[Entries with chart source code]
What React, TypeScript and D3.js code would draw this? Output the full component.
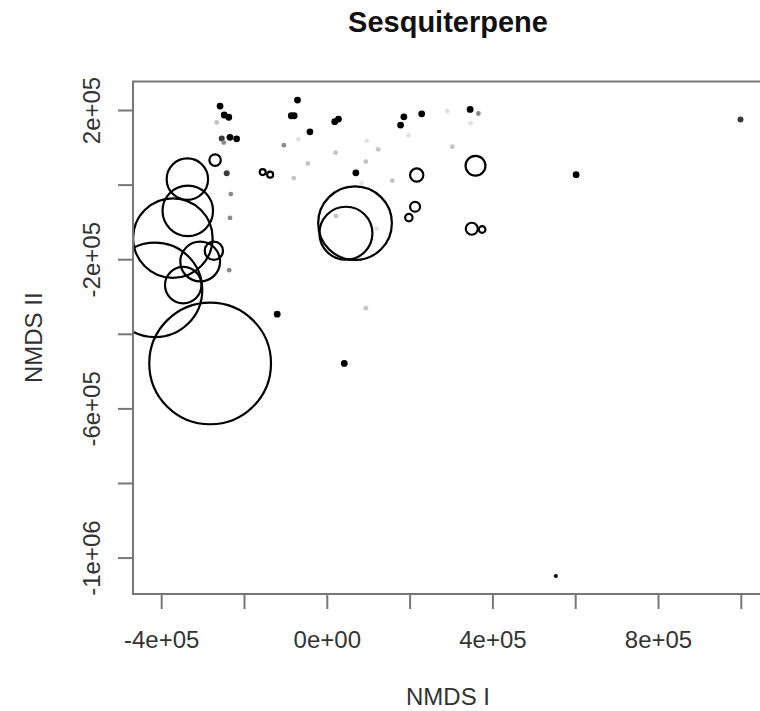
import React from "react";
import * as d3 from "d3";

// Filled points: [x, y, grey level]
const dotX = [-259, -249, -238, -235, -219, -255, -250, -267, -72, -87, -80, -42, 18, 27, -105, -70, -47, -81, 20, 93, 123, 95, 69, -243, -233, -235, -237, 21, 185, 177, 228, 345, 365, 290, 346, 302, 196, 157, 83, 119, 601, 998, -121, 41, 93, 552].map((v) => v * 1000);
const dotY = [212, 188, 182, 128, 124, 125, 114, 168, 228, 186, 186, 143, 170, 177, 107, 123, 58, 19, 87, 63, 96, 118, 33, 32, -24, -88, -228, -83, 183, 161, 191, 203, 192, 199, 166, 103, 134, 12, 6, -116, 28, 176, -346, -478, -330, -1048].map((v) => v * 1000);
// shade: 0 black, 1 dark grey, 2 grey, 3 light grey, 4 very light
const dotShade = [0, 0, 0, 0, 0, 1, 2, 3, 0, 0, 0, 0, 0, 0, 2, 4, 3, 3, 3, 3, 3, 4, 0, 1, 2, 2, 2, 3, 0, 0, 0, 0, 2, 4, 4, 3, 4, 3, 4, 4, 0, 1, 0, 0, 3, 0];

// Open circles: centre and radius (in NMDS I units)
const circX = [-271, -156, -138, -338, -337, -373, -416, -274, -307, -348, -283, 67, 45, 216, 358, 212, 197, 349, 374].map((v) => v * 1000);
const circY = [67, 35, 28, 16, -69, -142, -281, -176, -205, -268, -478, -102, -129, 27, 52, -58, -87, -117, -119].map((v) => v * 1000);
const circR = [13.8, 7.2, 7.2, 50, 61, 96, 114, 22, 48, 44, 147, 89, 64, 16, 24, 12, 9, 14.5, 8].map((v) => v * 1000);

const xTicks = [-400000, -200000, 0, 200000, 400000, 600000, 800000, 1000000];
const xTickLabels = ["-4e+05", "", "0e+00", "", "4e+05", "", "8e+05", ""];
const yTicks = [200000, 0, -200000, -400000, -600000, -800000, -1000000];
const yTickLabels = ["2e+05", "", "-2e+05", "", "-6e+05", "", "-1e+06"];

const shadeColors = ["#000000", "#3a3a3a", "#8a8a8a", "#c4c4c4", "#e2e2e2"];
const shadeRadius = [3.4, 3.0, 2.4, 2.4, 2.4];

export default function App() {
  const W = 760;
  const H = 711;
  const left = 133;
  const right = 763;
  const top = 81.5;
  const bottom = 594;
  const x = d3.scaleLinear().domain([-469300, 1052400]).range([left, right]);
  const y = d3.scaleLinear().domain([-1096300, 277800]).range([bottom, top]);
  const rpx = (r: number) => x(r) - x(0);
  const font = "'Liberation Sans', Arial, Helvetica, sans-serif";
  const axisCol = "#777";
  const textCol = "#333";

  return (
    <svg width={W} height={H} style={{ position: "absolute", left: 0, top: 0, background: "#fff" }} fontFamily={font}>
      <rect x={0} y={0} width={W} height={H} fill="#fff" />
      <defs>
        <clipPath id="plotClip">
          <rect x={left} y={top} width={right - left} height={bottom - top} />
        </clipPath>
      </defs>
      <text x={(left + right) / 2} y={32} textAnchor="middle" fontSize={29} fontWeight="bold" fill="#111">
        Sesquiterpene
      </text>
      <g clipPath="url(#plotClip)">
        {dotX.map((vx, i) => (
          <circle key={"d" + i} cx={x(vx)} cy={y(dotY[i])} r={i === dotX.length - 1 ? 2 : shadeRadius[dotShade[i]]} fill={shadeColors[dotShade[i]]} />
        ))}
        {circX.map((vx, i) => (
          <circle key={"c" + i} cx={x(vx)} cy={y(circY[i])} r={rpx(circR[i])} fill="none" stroke="#000" strokeWidth={2.2} />
        ))}
      </g>
      <rect x={left} y={top} width={right - left} height={bottom - top} fill="none" stroke={axisCol} strokeWidth={2} />
      {xTicks.map((t, i) => (
        <g key={"xt" + i}>
          <line x1={x(t)} x2={x(t)} y1={bottom} y2={bottom + 15} stroke={axisCol} strokeWidth={2} />
          {xTickLabels[i] && (
            <text x={x(t)} y={648} textAnchor="middle" fontSize={24} fill={textCol}>
              {xTickLabels[i]}
            </text>
          )}
        </g>
      ))}
      {yTicks.map((t, i) => (
        <g key={"yt" + i}>
          <line x1={left - 15} x2={left} y1={y(t)} y2={y(t)} stroke={axisCol} strokeWidth={2} />
          {yTickLabels[i] && (
            <text transform={`translate(100,${y(t)}) rotate(-90)`} textAnchor="middle" fontSize={24} fill={textCol}>
              {yTickLabels[i]}
            </text>
          )}
        </g>
      ))}
      <text x={(left + right) / 2} y={705} textAnchor="middle" fontSize={24} fill={textCol}>
        NMDS I
      </text>
      <text transform={`translate(42,${(top + bottom) / 2}) rotate(-90)`} textAnchor="middle" fontSize={24} fill={textCol}>
        NMDS II
      </text>
    </svg>
  );
}
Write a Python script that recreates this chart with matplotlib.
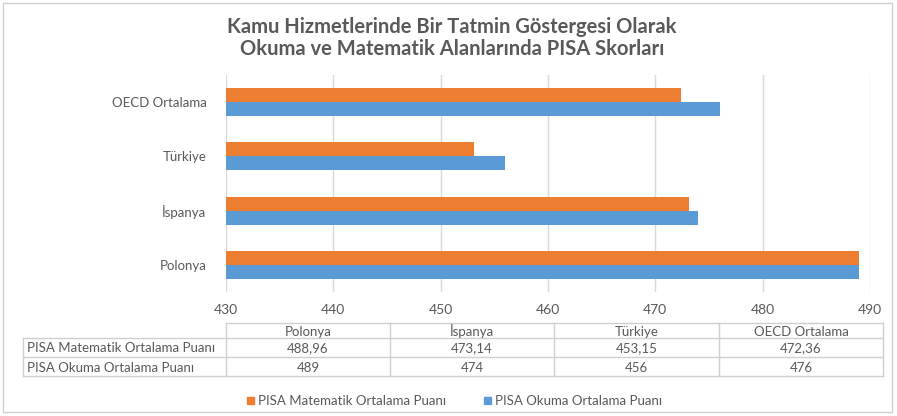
import matplotlib
matplotlib.use("Agg")
import matplotlib.pyplot as plt
from matplotlib.patches import Rectangle
import numpy as np

plt.rcParams['font.family'] = ['Lato', 'DejaVu Sans']

# data
countries = ["Polonya", "İspanya", "Türkiye", "OECD Ortalama"]
matematik = [488.96, 473.14, 453.15, 472.36]
okuma = [489, 474, 456, 476]
mat_labels = ["488,96", "473,14", "453,15", "472,36"]
oku_labels = ["489", "474", "456", "476"]
series_names = ["PISA Matematik Ortalama Puanı", "PISA Okuma Ortalama Puanı"]
title_lines = ["Kamu Hizmetlerinde Bir Tatmin Göstergesi Olarak",
               "Okuma ve Matematik Alanlarında PISA Skorları"]

ORANGE = "#ED7D31"
BLUE = "#5B9BD5"
TXT = "#595959"
GRID = "#D9D9D9"
FS = 9.5

W, H = 897, 416
fig = plt.figure(figsize=(W / 100, H / 100), dpi=100)

# overlay axes in pixel coords for border, table and legend
ov = fig.add_axes([0, 0, 1, 1])
ov.set_xlim(0, W)
ov.set_ylim(H, 0)
ov.axis("off")
ov.add_patch(Rectangle((3, 3), 889, 409, fill=False, edgecolor="#D0D0D0", lw=1))

# main bar axes
x0, x1, y0, y1 = 226, 870, 75, 292
ax = fig.add_axes([x0 / W, 1 - y1 / H, (x1 - x0) / W, (y1 - y0) / H])
pos = np.arange(len(countries))
h = 0.26
ax.barh(pos - h / 2, okuma, height=h, color=BLUE, zorder=3)
ax.barh(pos + h / 2, matematik, height=h, color=ORANGE, zorder=3)
ax.set_xlim(430, 490)
ax.set_ylim(-0.5, len(countries) - 0.5)
ax.set_xticks(np.arange(430, 491, 10))
ax.set_yticks(pos)
ax.set_yticklabels(countries)
ax.tick_params(axis="x", length=0, pad=9, labelsize=10, labelcolor=TXT)
ax.tick_params(axis="y", length=0, pad=14, labelsize=FS, labelcolor=TXT)
ax.grid(axis="x", color=GRID, lw=1, zorder=0)
for s in ax.spines.values():
    s.set_visible(False)
ax.set_facecolor("none")

for ty, line in zip([27, 49], title_lines):
    ov.text(452, ty, line, ha="center", va="center", fontsize=14.5,
            fontweight="bold", color=TXT)

# data table
col_x = [23, 226, 390, 554, 719, 883]
row_y = [323, 338, 357, 376]
lc = "#CFCFCF"
ov.plot([col_x[1], col_x[-1]], [row_y[0]] * 2, color=lc, lw=1)
for yy in row_y[1:]:
    ov.plot([col_x[0], col_x[-1]], [yy] * 2, color=lc, lw=1)
ov.plot([col_x[0]] * 2, [row_y[1], row_y[-1]], color=lc, lw=1)
for xx in col_x[1:]:
    ov.plot([xx] * 2, [row_y[0], row_y[-1]], color=lc, lw=1)
kw = dict(ha="center", va="center_baseline", fontsize=FS, color=TXT)
for i, c in enumerate(countries):
    cx = (col_x[i + 1] + col_x[i + 2]) / 2
    ov.text(cx, (row_y[0] + row_y[1]) / 2, c, **kw)
    ov.text(cx, (row_y[1] + row_y[2]) / 2, mat_labels[i], **kw)
    ov.text(cx, (row_y[2] + row_y[3]) / 2, oku_labels[i], **kw)
for r, name in enumerate(series_names):
    ov.text(27, (row_y[r + 1] + row_y[r + 2]) / 2, name, ha="left",
            va="center_baseline", fontsize=FS, color=TXT)

# legend
for lx, name, col in [(247, series_names[0], ORANGE), (484, series_names[1], BLUE)]:
    ov.add_patch(Rectangle((lx, 397), 7, 7, color=col))
    ov.text(lx + 11, 401, name, ha="left", va="center", fontsize=FS, color=TXT)

fig.savefig("out.png", dpi=100)
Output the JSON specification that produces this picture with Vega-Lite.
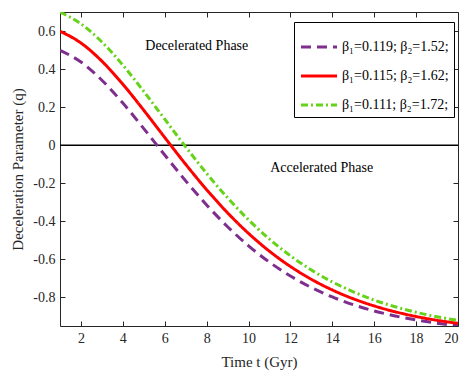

## Task details
Take the material above from its first line through the line holding "import * as" and set it down exactly, without the pictures.

## Output of the exercise
What React, TypeScript and D3.js code would draw this? Output the full component.
import React from "react";
import * as d3 from "d3";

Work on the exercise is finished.